Celine Halioua and Laura Deming took to Twitter and their personal websites last month to accuse de Grey of engaging in predatory behavior while they were both students. Though Halioua and Deming were not named in the investigation, conducted by the law firm Van Dermyden Makus, Halioua confirmed to Endpoints News that she is one of the two complainants referenced in the 18-page report.
Deming has not yet responded to a request for comment made by Endpoints, but confirmed to STAT that she is the other complainant in the report.
De Grey, who was placed on administrative leave from his role as CSO of the SENS Research Foundation in June, has since been fired over concerns he was attempting to influence the investigation. The firm is “continuing to look into allegations brought forward by other women, though it would be premature to speculate on the outcomes of that effort,” according to SENS.
“The behavior detailed within this report is simply unacceptable,” SENS said in a statement. “On behalf of the SENS Research Foundation, we, the Foundation’s Directors, extend our heartfelt apologies to the individuals subjected to this behavior, as well as our gratitude for their bravery in coming forward.”
De Grey became an informal mentor to Deming when she was just 12 years old, shortly after she moved to the United States, according to the report. As an aspiring scientist, she emailed several prominent figures seeking advice for how to break into the field, and de Grey was among the recipients. They reconnected later when he interviewed her for a fellowship program, she told Endpoints last month.
When she was 17 years old, Deming says she received an email from de Grey’s work account, in which he was “obviously propositioning [her].”
The email, provided in the investigation, read:
You probably know (it’s public) that I have a fairly adventurous love life, and I’m not coy in talking about it, but I’ve always taken care to avoid letting conversations stray in that direction with someone so young as you, and I confess that that has always felt quite jarring given that I could treat you as an equal on every other level. Maybe those days are over…
In a social media post last month, de Grey confirmed sending the lewd email to Deming while she was 17, which he “unreservedly regret(s).” However, he has since denied having an improper motive.
Just days after she turned 18, de Grey sent another email to Deming, writing that he “resisted the temptation to include ‘hotter than hell’” in a reference letter to attend a forum. Deming told investigators she felt trapped, and as though he was “grooming” her.
As an intern, Halioua told Endpoints that there was “a sexual undercurrent in everything that SENS did.” She said de Grey made sexual comments to her at a dinner with SENS executives and donors while she was a SENS-funded student at Oxford University. De Grey “funneled me alcohol and hit on me the entire night,” and told her she had a “responsibility to have sex with the SENS donors in attendance so they would give money to him,” she said.

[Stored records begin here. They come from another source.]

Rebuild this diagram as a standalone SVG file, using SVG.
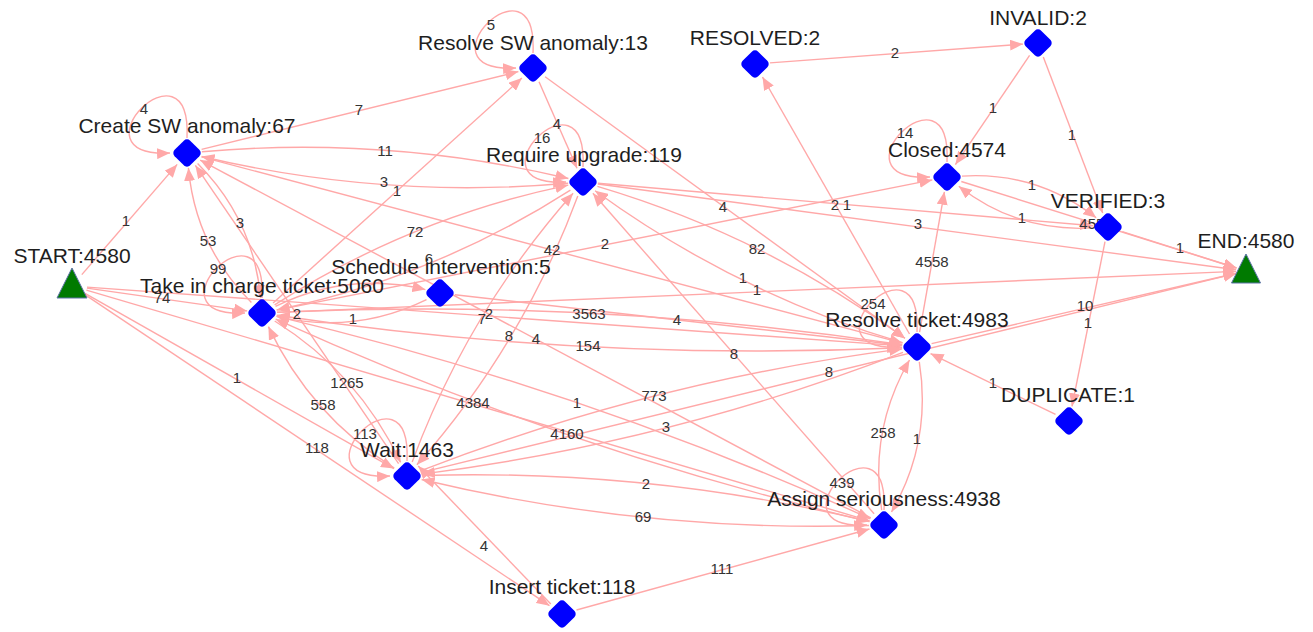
<svg xmlns="http://www.w3.org/2000/svg" width="1313" height="632" viewBox="0 0 1313 632">
<style>
.e{fill:none;stroke:#ffa8a8;stroke-width:1.4;marker-end:url(#arr)}
.el{font-family:"Liberation Sans",Arial,sans-serif;font-size:15px;fill:#333;text-anchor:middle}
.nl{font-family:"Liberation Sans",Arial,sans-serif;font-size:21px;fill:#1e1e1e;text-anchor:middle}
.dia{fill:#0000ff}
.tri{fill:#007a00;stroke:#5d72a8;stroke-width:1}
</style>
<defs>
<marker id="arr" markerWidth="13" markerHeight="11" refX="13" refY="5.5" orient="auto" markerUnits="userSpaceOnUse"><path d="M0,0 L13,5.5 L0,11 z" fill="#ffa8a8"/></marker>
<rect id="dia" x="-11" y="-11" width="22" height="22" rx="4.5" transform="rotate(45)"/>
</defs>
<rect width="1313" height="632" fill="#ffffff"/>
<g id="connectors">
<path class="e" d="M81.8,274.6 L177.2,164.4"/>
<path class="e" d="M86.9,288.1 L247.1,310.9"/>
<path class="e" d="M85,293.4 L394,468.6"/>
<path class="e" d="M84.5,294.3 L549.5,605.7"/>
<path class="e" d="M86.4,290.2 L869.6,520.8"/>
<path class="e" d="M87,287.1 L902,345.9"/>
<path class="e" d="M187,138 C192,33 67,158 170,153"/>
<path class="e" d="M533,53 C538,-52 413,73 516,68"/>
<path class="e" d="M583,167 C588,62 463,187 566,182"/>
<path class="e" d="M947,162 C952,57 827,182 930,177"/>
<path class="e" d="M917,332 C922,227 797,352 900,347"/>
<path class="e" d="M262,298 C267,193 142,318 245,313"/>
<path class="e" d="M407,461 C412,356 287,481 390,476"/>
<path class="e" d="M884,510 C889,405 764,530 867,525"/>
<path class="e" d="M201.6,149.4 L518.4,71.6"/>
<path class="e" d="M201.9,151.7 Q387.3,135.6 568.4,178.5"/>
<path class="e" d="M568.1,183.3 Q382.7,199.4 201.6,156.5"/>
<path class="e" d="M197.6,163.6 Q253.5,219.4 260.6,298.1"/>
<path class="e" d="M251.4,302.4 Q195.5,246.6 188.4,167.9"/>
<path class="e" d="M201.5,156.9 L902.5,343.1"/>
<path class="e" d="M870.8,517.9 L200.2,160.1"/>
<path class="e" d="M398.6,463.6 L195.4,165.4"/>
<path class="e" d="M539,81.7 L577,168.3"/>
<path class="e" d="M545.1,76.8 L904.9,338.2"/>
<path class="e" d="M273.1,302.9 L521.9,78.1"/>
<path class="e" d="M274.6,304.9 Q410.4,217.9 568.3,185.1"/>
<path class="e" d="M570.4,190.1 Q434.6,277.1 276.7,309.9"/>
<path class="e" d="M597.4,186.3 Q764.2,235.8 904.9,338.2"/>
<path class="e" d="M902.6,342.7 Q735.8,293.2 595.1,190.8"/>
<path class="e" d="M412.2,461.9 Q467.5,312.6 573.1,193.2"/>
<path class="e" d="M577.8,196.1 Q522.5,345.4 416.9,464.8"/>
<path class="e" d="M874.1,513.7 L592.9,193.3"/>
<path class="e" d="M597.9,184 L1236.1,269.7"/>
<path class="e" d="M597.9,183.3 L1093.1,225.7"/>
<path class="e" d="M770,62.9 L1023,44.1"/>
<path class="e" d="M909.5,334 L762.5,77"/>
<path class="e" d="M1029.6,55.4 L955.4,164.6"/>
<path class="e" d="M1043.3,57 L1102.7,213"/>
<path class="e" d="M962,176.1 Q1037,171.4 1096.2,217.8"/>
<path class="e" d="M1093,227.9 Q1018,232.6 958.8,186.2"/>
<path class="e" d="M961.3,181.5 L1236.5,268"/>
<path class="e" d="M1122.3,231.6 L1236.5,268"/>
<path class="e" d="M1105,241.7 L1072,406.3"/>
<path class="e" d="M1055.5,414.4 L930.5,353.6"/>
<path class="e" d="M919.6,332.2 L944.4,191.8"/>
<path class="e" d="M931.6,343.6 L1236.3,273.3"/>
<path class="e" d="M275.5,306.4 Q347.4,271.2 425.4,289.6"/>
<path class="e" d="M426.5,299.6 Q354.6,334.8 276.6,316.4"/>
<path class="e" d="M454.9,294.7 L902.1,345.3"/>
<path class="e" d="M277,312.3 Q591.2,298 902.2,344.8"/>
<path class="e" d="M902,347.7 Q587.8,362 276.8,315.2"/>
<path class="e" d="M274.7,321 Q358.4,373.2 400.6,462.4"/>
<path class="e" d="M394.3,468 Q310.6,415.8 268.4,326.6"/>
<path class="e" d="M276.6,316.4 Q583.3,388.7 870.3,518.8"/>
<path class="e" d="M869.4,521.6 Q562.7,449.3 275.7,319.2"/>
<path class="e" d="M276.7,310.1 L932.3,179.9"/>
<path class="e" d="M277,312.4 L1236,271.4"/>
<path class="e" d="M421,470.6 Q654.2,380.5 902.1,348.9"/>
<path class="e" d="M903,352.4 Q669.8,442.5 421.9,474.1"/>
<path class="e" d="M421.6,472.4 L1236.3,273.4"/>
<path class="e" d="M422,475.5 Q648.8,468.7 869.4,521.5"/>
<path class="e" d="M869,525.5 Q642.2,532.3 421.6,479.5"/>
<path class="e" d="M550.8,604 L418.2,466"/>
<path class="e" d="M576.5,610 L869.5,529"/>
<path class="e" d="M881.7,510.2 Q869,430.2 909.5,360"/>
<path class="e" d="M919.3,361.8 Q932,441.8 891.5,512"/>
</g>
<g id="connector-labels">
<text class="el" x="126" y="226">1</text>
<text class="el" x="162" y="303">74</text>
<text class="el" x="237" y="383">1</text>
<text class="el" x="317" y="453">118</text>
<text class="el" x="473" y="408">4384</text>
<text class="el" x="489" y="319">2</text>
<text class="el" x="144" y="114">4</text>
<text class="el" x="491" y="30">5</text>
<text class="el" x="542" y="143">16</text>
<text class="el" x="905" y="138">14</text>
<text class="el" x="873" y="309">254</text>
<text class="el" x="218" y="274">99</text>
<text class="el" x="365" y="439">113</text>
<text class="el" x="842" y="488">439</text>
<text class="el" x="359" y="115">7</text>
<text class="el" x="385" y="156">11</text>
<text class="el" x="384" y="187">3</text>
<text class="el" x="240" y="228">3</text>
<text class="el" x="208" y="246">53</text>
<text class="el" x="552" y="255">42</text>
<text class="el" x="536" y="344">4</text>
<text class="el" x="297" y="319">2</text>
<text class="el" x="557" y="129">4</text>
<text class="el" x="723" y="212">4</text>
<text class="el" x="397" y="196">1</text>
<text class="el" x="415" y="237">72</text>
<text class="el" x="429" y="264">6</text>
<text class="el" x="757" y="254">82</text>
<text class="el" x="743" y="283">1</text>
<text class="el" x="482" y="324">7</text>
<text class="el" x="509" y="341">8</text>
<text class="el" x="734" y="359">8</text>
<text class="el" x="918" y="229">3</text>
<text class="el" x="847" y="210">1</text>
<text class="el" x="895" y="58">2</text>
<text class="el" x="835" y="210">2</text>
<text class="el" x="993" y="113">1</text>
<text class="el" x="1072" y="140">1</text>
<text class="el" x="1032" y="190">1</text>
<text class="el" x="1022" y="223">1</text>
<text class="el" x="1096" y="229">4557</text>
<text class="el" x="1180" y="253">1</text>
<text class="el" x="1088" y="328">1</text>
<text class="el" x="993" y="388">1</text>
<text class="el" x="932" y="267">4558</text>
<text class="el" x="1085" y="311">10</text>
<text class="el" x="353" y="324">1</text>
<text class="el" x="677" y="325">4</text>
<text class="el" x="589" y="319">3563</text>
<text class="el" x="588" y="351">154</text>
<text class="el" x="347" y="388">1265</text>
<text class="el" x="323" y="410">558</text>
<text class="el" x="577" y="408">1</text>
<text class="el" x="567" y="439">4160</text>
<text class="el" x="605" y="249">2</text>
<text class="el" x="757" y="295">1</text>
<text class="el" x="654" y="401">773</text>
<text class="el" x="666" y="432">3</text>
<text class="el" x="829" y="377">8</text>
<text class="el" x="646" y="489">2</text>
<text class="el" x="643" y="522">69</text>
<text class="el" x="484" y="551">4</text>
<text class="el" x="722" y="574">111</text>
<text class="el" x="883" y="438">258</text>
<text class="el" x="917" y="444">1</text>
</g>
<g id="node-start"><path class="tri" d="M72,268 L87,298 L57,298 Z"/><text class="nl" x="72" y="263">START:4580</text></g>
<g id="node-end"><path class="tri" d="M1246,254 L1260.5,283 L1231.5,283 Z"/><text class="nl" x="1246" y="248">END:4580</text></g>
<g id="node-create-sw-anomaly"><use href="#dia" class="dia" x="187" y="153"/><text class="nl" x="187" y="133">Create SW anomaly:67</text></g>
<g id="node-resolve-sw-anomaly"><use href="#dia" class="dia" x="533" y="68"/><text class="nl" x="533" y="50">Resolve SW anomaly:13</text></g>
<g id="node-require-upgrade"><use href="#dia" class="dia" x="583" y="182"/><text class="nl" x="584" y="162">Require upgrade:119</text></g>
<g id="node-resolved"><use href="#dia" class="dia" x="755" y="64"/><text class="nl" x="755" y="45">RESOLVED:2</text></g>
<g id="node-invalid"><use href="#dia" class="dia" x="1038" y="43"/><text class="nl" x="1038" y="25">INVALID:2</text></g>
<g id="node-closed"><use href="#dia" class="dia" x="947" y="177"/><text class="nl" x="947" y="157">Closed:4574</text></g>
<g id="node-verified"><use href="#dia" class="dia" x="1108" y="227"/><text class="nl" x="1108" y="208">VERIFIED:3</text></g>
<g id="node-take-in-charge-ticket"><use href="#dia" class="dia" x="262" y="313"/><text class="nl" x="262" y="293">Take in charge ticket:5060</text></g>
<g id="node-schedule-intervention"><use href="#dia" class="dia" x="440" y="293"/><text class="nl" x="441" y="274">Schedule intervention:5</text></g>
<g id="node-resolve-ticket"><use href="#dia" class="dia" x="917" y="347"/><text class="nl" x="917" y="327">Resolve ticket:4983</text></g>
<g id="node-duplicate"><use href="#dia" class="dia" x="1069" y="421"/><text class="nl" x="1068" y="402">DUPLICATE:1</text></g>
<g id="node-wait"><use href="#dia" class="dia" x="407" y="476"/><text class="nl" x="407" y="457">Wait:1463</text></g>
<g id="node-assign-seriousness"><use href="#dia" class="dia" x="884" y="525"/><text class="nl" x="884" y="506">Assign seriousness:4938</text></g>
<g id="node-insert-ticket"><use href="#dia" class="dia" x="562" y="614"/><text class="nl" x="562" y="594">Insert ticket:118</text></g>
</svg>
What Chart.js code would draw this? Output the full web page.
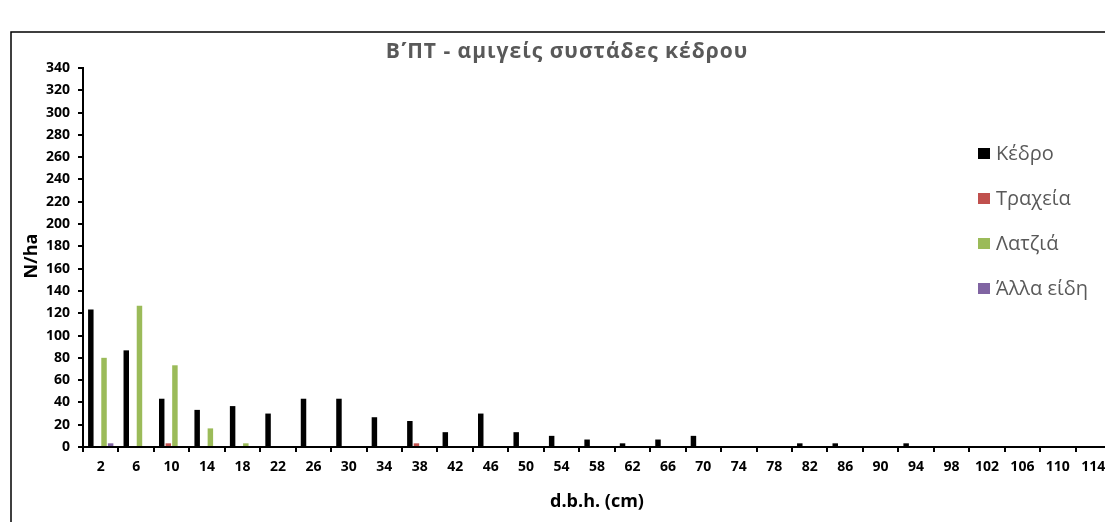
<!DOCTYPE html>
<html>
<head>
<meta charset="utf-8">
<script src="https://cdn.jsdelivr.net/npm/chart.js@4.4.1/dist/chart.umd.min.js"></script>
<style>
  html, body { margin: 0; padding: 0; overflow: hidden; background: #ffffff; }
  #wrap { position: absolute; left: 0; top: 0; width: 1120px; height: 522px; }
</style>
</head>
<body>
<div id="wrap"><canvas id="c"></canvas></div>
<script>
// Diameter classes (cm) on the x axis
const dbhClasses = ['2', '6', '10', '14', '18', '22', '26', '30', '34', '38', '42', '46', '50', '54', '58',
                    '62', '66', '70', '74', '78', '82', '86', '90', '94', '98', '102', '106', '110', '114'];

// Trees per hectare in each diameter class
const kedros  = [123.3, 86.7, 43.3, 33.3, 36.7, 30, 43.3, 43.3, 26.7, 23.3, 13.3, 30, 13.3, 10, 6.7,
                 3.3, 6.7, 10, 0, 0, 3.3, 3.3, 0, 3.3, 0, 0, 0, 0, 0];
const traxeia = [0, 0, 3.3, 0, 0, 0, 0, 0, 0, 3.3, 0, 0, 0, 0, 0,
                 0, 0, 0, 0, 0, 0, 0, 0, 0, 0, 0, 0, 0, 0];
const latzia  = [80, 126.7, 73.3, 16.7, 3.3, 0, 0, 0, 0, 0, 0, 0, 0, 0, 0,
                 0, 0, 0, 0, 0, 0, 0, 0, 0, 0, 0, 0, 0, 0];
const alla    = [3.3, 0, 0, 0, 0, 0, 0, 0, 0, 0, 0, 0, 0, 0, 0,
                 0, 0, 0, 0, 0, 0, 0, 0, 0, 0, 0, 0, 0, 0];

const seriesNames  = ['Κέδρο', 'Τραχεία', 'Λατζιά', 'Άλλα είδη'];
const seriesColors = ['#000000', '#C0504D', '#9BBB59', '#8064A2'];
const seriesData   = [kedros, traxeia, latzia, alla];

// Y axis range and text
const yMin = 0, yMax = 340, yStep = 20;
const chartTitle = 'Β\u0374ΠΤ - αμιγείς συστάδες κέδρου';
const yTitle = 'N/ha';
const xTitle = 'd.b.h. (cm)';

const FONT = '"Open Sans", "Noto Sans", "DejaVu Sans", sans-serif';

// Frame, titles and the legend drawn straight onto the canvas
const decor = {
  id: 'decor',
  beforeDraw(chart) {
    const ctx = chart.ctx;
    ctx.save();
    ctx.fillStyle = '#ffffff';
    ctx.fillRect(0, 0, chart.width, chart.height);
    ctx.strokeStyle = '#000000';
    ctx.lineWidth = 1.5;
    ctx.strokeRect(11, 32, chart.width + 40, chart.height + 40);
    ctx.restore();
  },
  afterDraw(chart) {
    const ctx = chart.ctx;
    ctx.save();

    // chart title
    ctx.fillStyle = '#595959';
    ctx.font = 'bold 21px ' + FONT;
    ctx.letterSpacing = '1px';
    ctx.textAlign = 'center';
    ctx.textBaseline = 'alphabetic';
    ctx.fillText(chartTitle, 567, 58);
    ctx.letterSpacing = '0px';

    // axis titles
    ctx.fillStyle = '#000000';
    ctx.font = 'bold 18px ' + FONT;
    ctx.fillText(xTitle, 597, 507);
    ctx.save();
    ctx.translate(37, 256);
    ctx.rotate(-Math.PI / 2);
    ctx.fillText(yTitle, 0, 0);
    ctx.restore();

    // legend
    ctx.font = '20px ' + FONT;
    ctx.textAlign = 'left';
    chart.data.datasets.forEach((ds, i) => {
      const base = 160 + i * 45;
      ctx.fillStyle = ds.backgroundColor;
      ctx.fillRect(978, base - 12, 12, 11);
      ctx.fillStyle = '#595959';
      ctx.fillText(ds.label, 996, base);
    });

    ctx.restore();
  }
};

const tickFont = { family: FONT, weight: 'bold', size: 14 };

new Chart(document.getElementById('c'), {
  type: 'bar',
  data: {
    labels: dbhClasses,
    datasets: seriesNames.map((name, i) => ({
      label: name,
      data: seriesData[i],
      backgroundColor: seriesColors[i],
      borderWidth: 0,
      categoryPercentage: 0.745,
      barPercentage: 0.83
    }))
  },
  options: {
    responsive: true,
    maintainAspectRatio: false,
    animation: false,
    devicePixelRatio: 1,
    layout: { padding: { left: 0, right: 9, top: 68, bottom: 0 } },
    plugins: {
      legend: { display: false },
      title: { display: false },
      tooltip: { enabled: false }
    },
    scales: {
      x: {
        grid: { offset: true, drawOnChartArea: false, color: '#000000', lineWidth: 2, tickLength: 5 },
        border: { color: '#000000', width: 2 },
        ticks: { color: '#000000', font: tickFont, padding: 7, maxRotation: 0, autoSkip: false },
        afterFit(scale) { scale.height = 75; }
      },
      y: {
        min: yMin,
        max: yMax,
        grid: { drawOnChartArea: false, color: '#000000', lineWidth: 2, tickLength: 5 },
        border: { color: '#000000', width: 2 },
        ticks: { stepSize: yStep, color: '#000000', font: tickFont, padding: 8 },
        afterFit(scale) { scale.width = 83; }
      }
    }
  },
  plugins: [decor]
});
</script>
</body>
</html>
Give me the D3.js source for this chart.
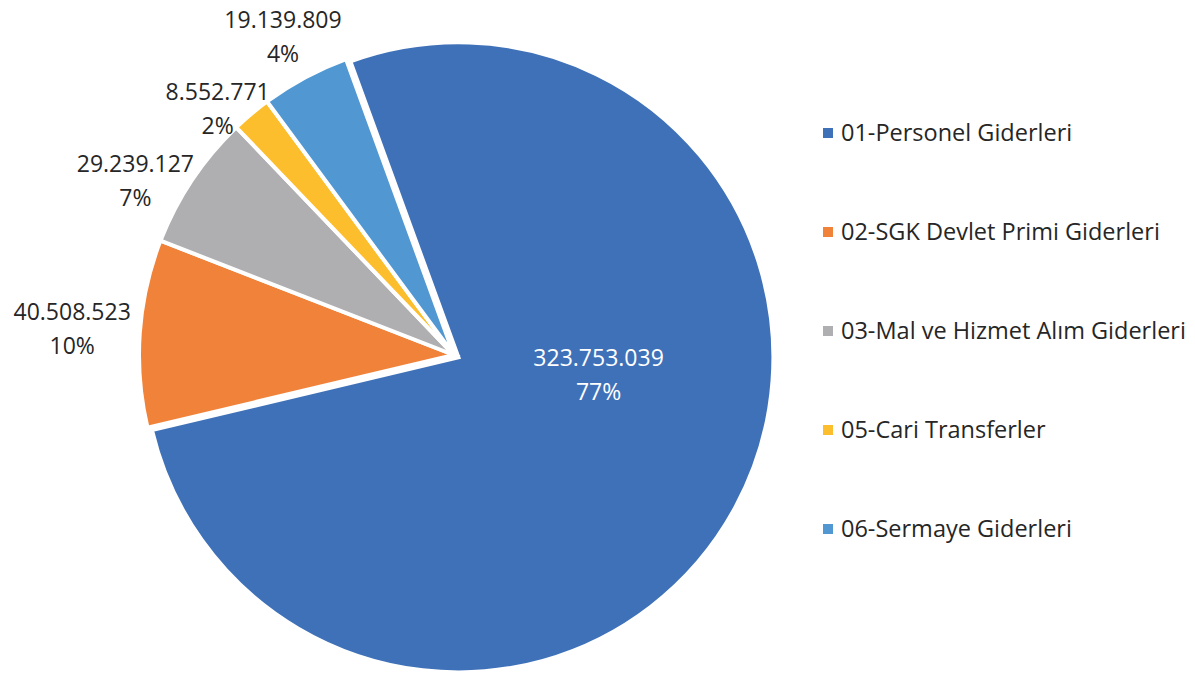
<!DOCTYPE html>
<html>
<head>
<meta charset="utf-8">
<script src="https://cdn.jsdelivr.net/npm/d3@7"></script>
<style>
   body { margin: 0; background: #ffffff; }
   text { font-family: "Open Sans", "Liberation Sans", sans-serif; }
</style>
</head>
<body>
<div id="chart"></div>
<script>
//--------------------------------------------------------------
// DATA
//--------------------------------------------------------------
var categories = [
   "01-Personel Giderleri",
   "02-SGK Devlet Primi Giderleri",
   "03-Mal ve Hizmet Alım Giderleri",
   "05-Cari Transferler",
   "06-Sermaye Giderleri"
];
var values = [323753039, 40508523, 29239127, 8552771, 19139809];
var percentLabels = ["77%", "10%", "7%", "2%", "4%"];
var colors = ["#3F71B8", "#F0823A", "#AFAFB1", "#FCBE2C", "#5198D3"];
//--------------------------------------------------------------

//--------------------------------------------------------------
// CHART SIZE PARAMETERS
//--------------------------------------------------------------
var width = 1195;
var height = 675;
var center = { x: 454, y: 355 };
var radius = 315;
var explode = 5;               // blue slice pulled out
var startAngle = -0.35;        // first slice angle (radians)
var labelFont = 23;
var legendFont = 23.5;
var labelGap = 9;
var labelPad = 6;
//--------------------------------------------------------------

// format 323753039 -> 323.753.039
function formatNumber(n) {
   return String(n).replace(/\B(?=(\d{3})+(?!\d))/g, ".");
};

var svg = d3.select("#chart").append("svg")
   .attr("width", width)
   .attr("height", height);

var pie = d3.pie()
   .sort(null)
   .value(d => d)
   .startAngle(startAngle)
   .endAngle(startAngle + 2 * Math.PI);

var arcs = pie(values);

var arc = d3.arc()
   .innerRadius(0)
   .outerRadius(radius);

// offset of a slice along its bisector
function sliceOffset(d, i) {
   var dist = i === 0 ? explode : 0;
   var mid = (d.startAngle + d.endAngle) / 2;
   return { x: Math.sin(mid) * dist, y: -Math.cos(mid) * dist };
};

var pieGroup = svg.append("g")
   .attr("transform", `translate(${center.x}, ${center.y})`);

// slices
pieGroup.selectAll("path")
   .data(arcs)
   .enter()
   .append("path")
   .attr("d", arc)
   .attr("fill", (d, i) => colors[i])
   .attr("stroke", "#ffffff")
   .attr("stroke-width", 4)
   .attr("stroke-linejoin", "miter")
   .attr("transform", (d, i) => {
      var o = sliceOffset(d, i);
      return `translate(${o.x}, ${o.y})`;
   });

//--------------------------------------------------------------
// DATA LABELS
//--------------------------------------------------------------
var lineGap = 34;
var outside = [];

arcs.forEach((d, i) => {
   var mid = (d.startAngle + d.endAngle) / 2;
   var g = pieGroup.append("g");
   var color = i === 0 ? "#ffffff" : "#262626";

   g.append("text")
      .attr("text-anchor", "middle")
      .attr("y", -lineGap / 2)
      .attr("dy", "0.35em")
      .attr("font-size", labelFont)
      .attr("fill", color)
      .text(formatNumber(values[i]));
   g.append("text")
      .attr("text-anchor", "middle")
      .attr("y", lineGap / 2)
      .attr("dy", "0.35em")
      .attr("font-size", labelFont)
      .attr("fill", color)
      .text(percentLabels[i]);

   if (i === 0) {
      // inside label on the big slice
      var a = 98 * Math.PI / 180;
      g.attr("transform", `translate(${Math.sin(a) * 146}, ${-Math.cos(a) * 146})`);
   } else {
      // outside label: ray from the rim, box edge touching it
      var box = g.node().getBBox();
      var dx = Math.sin(mid), dy = -Math.cos(mid);
      var t = Math.min(box.width / 2 / Math.abs(dx), box.height / 2 / Math.abs(dy));
      var r = radius + labelGap + t;
      outside.push({ g: g, x: dx * r, y: dy * r, h: box.height });
   }
});

// push overlapping outside labels down
outside.sort((a, b) => a.y - b.y);
outside.forEach((l, k) => {
   if (k > 0) {
      var prev = outside[k - 1];
      var minY = prev.y + prev.h / 2 + l.h / 2 + labelPad;
      if (l.y < minY) l.y = minY;
   }
   l.g.attr("transform", `translate(${l.x}, ${l.y})`);
});

//--------------------------------------------------------------
// LEGEND
//--------------------------------------------------------------
var legendX = 823;
var legendY = d3.scalePoint()
   .domain(categories)
   .range([133, 529]);

var legend = svg.append("g");

var items = legend.selectAll("g")
   .data(categories)
   .enter()
   .append("g")
   .attr("transform", d => `translate(${legendX}, ${legendY(d)})`);

items.append("rect")
   .attr("x", 0)
   .attr("y", -5)
   .attr("width", 10)
   .attr("height", 10)
   .attr("fill", (d, i) => colors[i]);

items.append("text")
   .attr("x", 18)
   .attr("dy", "0.35em")
   .attr("font-size", legendFont)
   .attr("fill", "#262626")
   .text(d => d);
</script>
</body>
</html>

Witnesses confirmed that Halioua was seated next to de Grey at the dinner, but none heard him make the alleged comments. However, de Grey admitted to investigators that he made similar comments to a different woman years earlier, asserting that those in the industry must use “whatever means necessary to fight the war on aging.”
“It is at the same level of women in World War II sleeping with Nazis to get information,” de Grey told investigators. “It is a war against aging here. You have to persuade people to give money. That is honestly who I am. I am the general.”
After the report was released on Friday, de Grey posted on Facebook:
Now would seem to be the time to let you all peruse the report in detail and observe, and form your own opinions of the validity of, the methods that the investigator has considered appropriate to reach her conclusions on the “preponderance of the evidence”. My own focus is the actual evidence included in the report, which is moderately comprehensive but to which I will add a few items in due course – I’m still constrained by the fact that (as the report notes) a second report is still forthcoming.
He also apologized to Deming, stating that “I consider that that email would have been a mistake even if she had been five years older, because we were in a mentor-mentee relationship.”